+++ Collected material

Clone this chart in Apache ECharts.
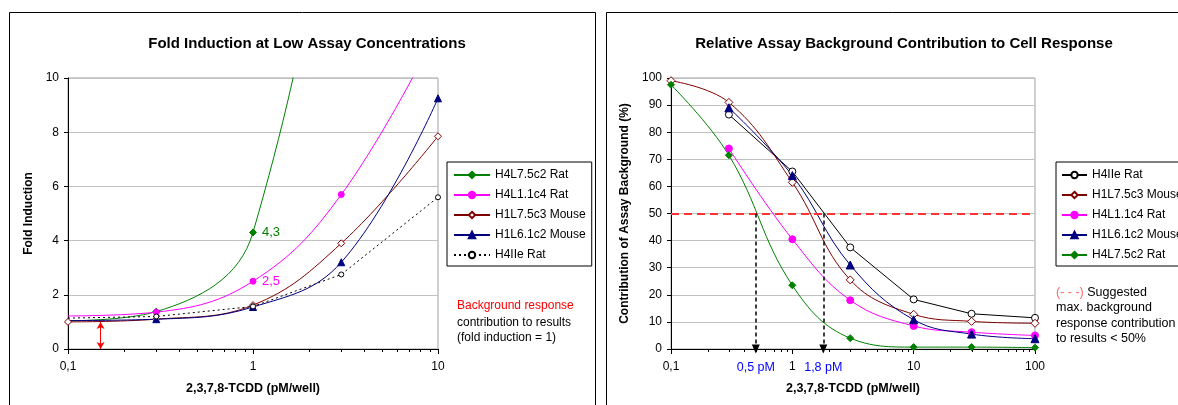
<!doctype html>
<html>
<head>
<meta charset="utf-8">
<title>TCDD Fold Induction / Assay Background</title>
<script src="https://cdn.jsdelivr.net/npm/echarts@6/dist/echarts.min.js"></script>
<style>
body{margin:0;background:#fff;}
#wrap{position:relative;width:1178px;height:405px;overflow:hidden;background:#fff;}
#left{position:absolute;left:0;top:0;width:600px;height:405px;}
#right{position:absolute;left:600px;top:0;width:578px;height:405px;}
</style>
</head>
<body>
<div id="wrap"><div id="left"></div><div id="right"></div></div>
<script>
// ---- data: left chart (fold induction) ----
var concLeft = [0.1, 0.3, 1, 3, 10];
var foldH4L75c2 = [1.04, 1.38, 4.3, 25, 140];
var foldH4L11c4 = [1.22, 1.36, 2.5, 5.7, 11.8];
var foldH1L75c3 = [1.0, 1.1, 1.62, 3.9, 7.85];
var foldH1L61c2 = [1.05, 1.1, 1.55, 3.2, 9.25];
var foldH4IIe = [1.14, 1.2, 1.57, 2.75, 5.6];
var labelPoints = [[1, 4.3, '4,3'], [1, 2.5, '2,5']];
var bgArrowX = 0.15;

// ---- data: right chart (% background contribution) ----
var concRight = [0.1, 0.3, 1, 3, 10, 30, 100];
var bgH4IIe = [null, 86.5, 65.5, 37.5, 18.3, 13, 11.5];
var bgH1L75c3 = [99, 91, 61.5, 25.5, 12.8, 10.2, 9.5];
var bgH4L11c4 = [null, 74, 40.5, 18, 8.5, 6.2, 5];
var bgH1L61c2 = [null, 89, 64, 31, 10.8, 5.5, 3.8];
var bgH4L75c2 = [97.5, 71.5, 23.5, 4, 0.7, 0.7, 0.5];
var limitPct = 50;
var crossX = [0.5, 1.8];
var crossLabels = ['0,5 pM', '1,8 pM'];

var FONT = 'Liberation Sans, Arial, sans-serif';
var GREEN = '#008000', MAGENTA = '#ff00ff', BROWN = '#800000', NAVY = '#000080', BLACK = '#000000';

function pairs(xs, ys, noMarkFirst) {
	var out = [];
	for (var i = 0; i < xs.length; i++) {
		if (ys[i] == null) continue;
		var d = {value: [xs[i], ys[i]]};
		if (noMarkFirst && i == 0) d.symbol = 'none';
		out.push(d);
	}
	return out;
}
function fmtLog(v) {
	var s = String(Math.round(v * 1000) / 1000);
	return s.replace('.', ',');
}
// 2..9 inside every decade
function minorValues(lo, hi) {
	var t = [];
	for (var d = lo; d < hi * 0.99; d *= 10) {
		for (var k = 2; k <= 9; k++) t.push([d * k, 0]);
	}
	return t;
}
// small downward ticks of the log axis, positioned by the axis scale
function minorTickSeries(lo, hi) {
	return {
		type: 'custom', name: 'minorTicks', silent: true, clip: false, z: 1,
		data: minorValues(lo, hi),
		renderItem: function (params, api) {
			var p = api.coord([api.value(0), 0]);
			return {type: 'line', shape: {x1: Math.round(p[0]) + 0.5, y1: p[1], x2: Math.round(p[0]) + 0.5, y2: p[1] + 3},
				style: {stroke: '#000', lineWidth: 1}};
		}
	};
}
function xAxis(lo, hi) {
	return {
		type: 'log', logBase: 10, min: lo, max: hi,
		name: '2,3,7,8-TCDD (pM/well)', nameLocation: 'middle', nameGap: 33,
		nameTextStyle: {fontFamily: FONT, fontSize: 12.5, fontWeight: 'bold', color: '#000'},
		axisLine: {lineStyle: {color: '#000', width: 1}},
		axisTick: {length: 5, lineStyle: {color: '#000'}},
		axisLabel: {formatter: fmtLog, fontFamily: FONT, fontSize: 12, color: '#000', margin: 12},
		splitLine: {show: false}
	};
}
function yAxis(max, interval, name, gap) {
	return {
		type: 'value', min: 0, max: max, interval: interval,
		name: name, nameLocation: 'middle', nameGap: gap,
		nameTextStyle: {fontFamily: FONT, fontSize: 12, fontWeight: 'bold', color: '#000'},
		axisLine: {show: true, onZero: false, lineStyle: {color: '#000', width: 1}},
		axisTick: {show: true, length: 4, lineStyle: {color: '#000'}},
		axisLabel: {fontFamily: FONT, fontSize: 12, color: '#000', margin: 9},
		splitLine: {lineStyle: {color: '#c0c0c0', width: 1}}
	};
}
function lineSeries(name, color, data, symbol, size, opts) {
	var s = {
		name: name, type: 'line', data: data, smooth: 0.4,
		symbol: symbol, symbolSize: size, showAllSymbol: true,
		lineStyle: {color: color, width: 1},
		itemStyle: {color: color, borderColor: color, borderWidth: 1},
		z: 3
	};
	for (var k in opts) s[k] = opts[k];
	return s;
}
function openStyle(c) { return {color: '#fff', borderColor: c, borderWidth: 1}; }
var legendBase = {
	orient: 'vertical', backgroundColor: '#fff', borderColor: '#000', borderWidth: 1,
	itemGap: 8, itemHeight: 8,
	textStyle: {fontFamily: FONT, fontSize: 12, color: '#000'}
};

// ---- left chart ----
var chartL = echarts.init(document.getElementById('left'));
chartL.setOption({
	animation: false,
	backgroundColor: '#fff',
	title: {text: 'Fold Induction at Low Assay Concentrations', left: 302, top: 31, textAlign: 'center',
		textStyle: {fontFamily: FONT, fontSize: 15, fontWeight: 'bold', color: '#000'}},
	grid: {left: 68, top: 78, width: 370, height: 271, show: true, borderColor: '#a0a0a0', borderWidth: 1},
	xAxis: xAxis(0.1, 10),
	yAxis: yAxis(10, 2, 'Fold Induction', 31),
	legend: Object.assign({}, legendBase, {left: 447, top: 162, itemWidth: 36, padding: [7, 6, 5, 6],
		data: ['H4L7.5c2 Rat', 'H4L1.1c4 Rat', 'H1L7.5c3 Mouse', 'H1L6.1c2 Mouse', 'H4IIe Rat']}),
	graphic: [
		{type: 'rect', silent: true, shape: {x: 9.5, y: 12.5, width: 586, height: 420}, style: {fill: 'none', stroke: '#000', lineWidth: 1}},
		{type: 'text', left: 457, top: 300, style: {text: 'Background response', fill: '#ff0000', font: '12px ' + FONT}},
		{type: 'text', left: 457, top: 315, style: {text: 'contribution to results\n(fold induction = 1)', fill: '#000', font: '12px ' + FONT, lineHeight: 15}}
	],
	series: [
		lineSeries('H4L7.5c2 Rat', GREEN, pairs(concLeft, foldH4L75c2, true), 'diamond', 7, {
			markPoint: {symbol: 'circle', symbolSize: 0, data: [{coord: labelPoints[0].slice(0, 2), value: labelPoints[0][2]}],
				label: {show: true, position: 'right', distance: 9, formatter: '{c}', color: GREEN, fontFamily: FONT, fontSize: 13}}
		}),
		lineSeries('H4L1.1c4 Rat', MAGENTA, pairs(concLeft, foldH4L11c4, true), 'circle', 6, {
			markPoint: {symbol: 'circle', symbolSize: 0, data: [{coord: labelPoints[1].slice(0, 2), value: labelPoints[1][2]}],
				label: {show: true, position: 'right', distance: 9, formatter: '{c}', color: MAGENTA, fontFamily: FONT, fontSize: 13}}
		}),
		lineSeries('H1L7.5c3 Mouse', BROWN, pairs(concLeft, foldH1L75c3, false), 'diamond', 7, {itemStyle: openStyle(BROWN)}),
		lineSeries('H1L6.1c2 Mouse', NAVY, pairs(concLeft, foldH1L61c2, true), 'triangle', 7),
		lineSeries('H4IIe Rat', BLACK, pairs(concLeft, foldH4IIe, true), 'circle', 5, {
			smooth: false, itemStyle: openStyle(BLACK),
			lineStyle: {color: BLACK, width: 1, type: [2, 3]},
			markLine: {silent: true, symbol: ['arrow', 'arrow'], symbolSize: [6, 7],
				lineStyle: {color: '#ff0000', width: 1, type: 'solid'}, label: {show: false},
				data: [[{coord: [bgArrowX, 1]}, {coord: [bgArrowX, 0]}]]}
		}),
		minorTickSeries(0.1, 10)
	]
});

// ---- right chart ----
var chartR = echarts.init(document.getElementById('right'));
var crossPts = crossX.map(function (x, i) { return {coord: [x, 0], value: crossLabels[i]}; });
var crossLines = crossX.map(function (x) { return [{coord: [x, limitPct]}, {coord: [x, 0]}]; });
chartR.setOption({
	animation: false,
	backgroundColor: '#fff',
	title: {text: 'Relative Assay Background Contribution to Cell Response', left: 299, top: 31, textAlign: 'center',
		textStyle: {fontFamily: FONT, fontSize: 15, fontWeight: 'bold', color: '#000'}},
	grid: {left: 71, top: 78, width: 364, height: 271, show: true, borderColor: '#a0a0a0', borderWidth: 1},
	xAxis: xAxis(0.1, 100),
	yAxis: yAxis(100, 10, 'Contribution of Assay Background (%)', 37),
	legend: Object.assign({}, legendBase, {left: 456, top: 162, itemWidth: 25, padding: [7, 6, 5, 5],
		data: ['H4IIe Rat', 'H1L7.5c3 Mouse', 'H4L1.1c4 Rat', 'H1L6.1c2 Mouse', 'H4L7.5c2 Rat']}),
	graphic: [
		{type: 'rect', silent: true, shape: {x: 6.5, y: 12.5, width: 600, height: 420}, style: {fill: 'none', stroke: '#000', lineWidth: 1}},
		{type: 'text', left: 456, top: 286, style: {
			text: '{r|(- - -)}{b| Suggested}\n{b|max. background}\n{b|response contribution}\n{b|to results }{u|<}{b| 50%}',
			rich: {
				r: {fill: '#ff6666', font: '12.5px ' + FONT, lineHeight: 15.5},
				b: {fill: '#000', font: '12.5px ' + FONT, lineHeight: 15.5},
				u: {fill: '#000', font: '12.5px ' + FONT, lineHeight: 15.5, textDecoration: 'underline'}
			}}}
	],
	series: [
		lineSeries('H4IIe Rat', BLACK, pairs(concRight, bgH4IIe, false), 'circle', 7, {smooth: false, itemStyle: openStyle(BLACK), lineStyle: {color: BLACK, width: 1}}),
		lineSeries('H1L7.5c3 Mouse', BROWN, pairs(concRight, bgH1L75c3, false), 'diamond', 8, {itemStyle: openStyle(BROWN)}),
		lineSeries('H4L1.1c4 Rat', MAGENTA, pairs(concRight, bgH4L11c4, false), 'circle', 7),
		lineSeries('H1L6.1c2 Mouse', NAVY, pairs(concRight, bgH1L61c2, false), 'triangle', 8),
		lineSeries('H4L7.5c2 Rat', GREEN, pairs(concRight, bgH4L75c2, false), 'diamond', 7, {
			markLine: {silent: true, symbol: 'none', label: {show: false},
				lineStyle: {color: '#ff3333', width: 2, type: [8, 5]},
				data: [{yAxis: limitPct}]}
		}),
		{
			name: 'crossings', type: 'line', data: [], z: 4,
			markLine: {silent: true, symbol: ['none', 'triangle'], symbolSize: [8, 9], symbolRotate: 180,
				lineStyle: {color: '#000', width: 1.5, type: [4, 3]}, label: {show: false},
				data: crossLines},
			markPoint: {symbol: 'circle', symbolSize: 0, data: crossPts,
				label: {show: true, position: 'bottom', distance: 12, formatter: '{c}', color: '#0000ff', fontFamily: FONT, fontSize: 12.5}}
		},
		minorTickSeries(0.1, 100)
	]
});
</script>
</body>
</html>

++++++

# Task objective
Skip the pictures, please, and transcribe only the lines from the beginning of the material through the one that contains "var GREEN = '#008000', MAGENTA".

# Response below
Clone this chart in Apache ECharts.
<!doctype html>
<html>
<head>
<meta charset="utf-8">
<title>TCDD Fold Induction / Assay Background</title>
<script src="https://cdn.jsdelivr.net/npm/echarts@6/dist/echarts.min.js"></script>
<style>
body{margin:0;background:#fff;}
#wrap{position:relative;width:1178px;height:405px;overflow:hidden;background:#fff;}
#left{position:absolute;left:0;top:0;width:600px;height:405px;}
#right{position:absolute;left:600px;top:0;width:578px;height:405px;}
</style>
</head>
<body>
<div id="wrap"><div id="left"></div><div id="right"></div></div>
<script>
// ---- data: left chart (fold induction) ----
var concLeft = [0.1, 0.3, 1, 3, 10];
var foldH4L75c2 = [1.04, 1.38, 4.3, 25, 140];
var foldH4L11c4 = [1.22, 1.36, 2.5, 5.7, 11.8];
var foldH1L75c3 = [1.0, 1.1, 1.62, 3.9, 7.85];
var foldH1L61c2 = [1.05, 1.1, 1.55, 3.2, 9.25];
var foldH4IIe = [1.14, 1.2, 1.57, 2.75, 5.6];
var labelPoints = [[1, 4.3, '4,3'], [1, 2.5, '2,5']];
var bgArrowX = 0.15;

// ---- data: right chart (% background contribution) ----
var concRight = [0.1, 0.3, 1, 3, 10, 30, 100];
var bgH4IIe = [null, 86.5, 65.5, 37.5, 18.3, 13, 11.5];
var bgH1L75c3 = [99, 91, 61.5, 25.5, 12.8, 10.2, 9.5];
var bgH4L11c4 = [null, 74, 40.5, 18, 8.5, 6.2, 5];
var bgH1L61c2 = [null, 89, 64, 31, 10.8, 5.5, 3.8];
var bgH4L75c2 = [97.5, 71.5, 23.5, 4, 0.7, 0.7, 0.5];
var limitPct = 50;
var crossX = [0.5, 1.8];
var crossLabels = ['0,5 pM', '1,8 pM'];

var FONT = 'Liberation Sans, Arial, sans-serif';
var GREEN = '#008000', MAGENTA = '#ff00ff', BROWN = '#800000', NAVY = '#000080', BLACK = '#000000';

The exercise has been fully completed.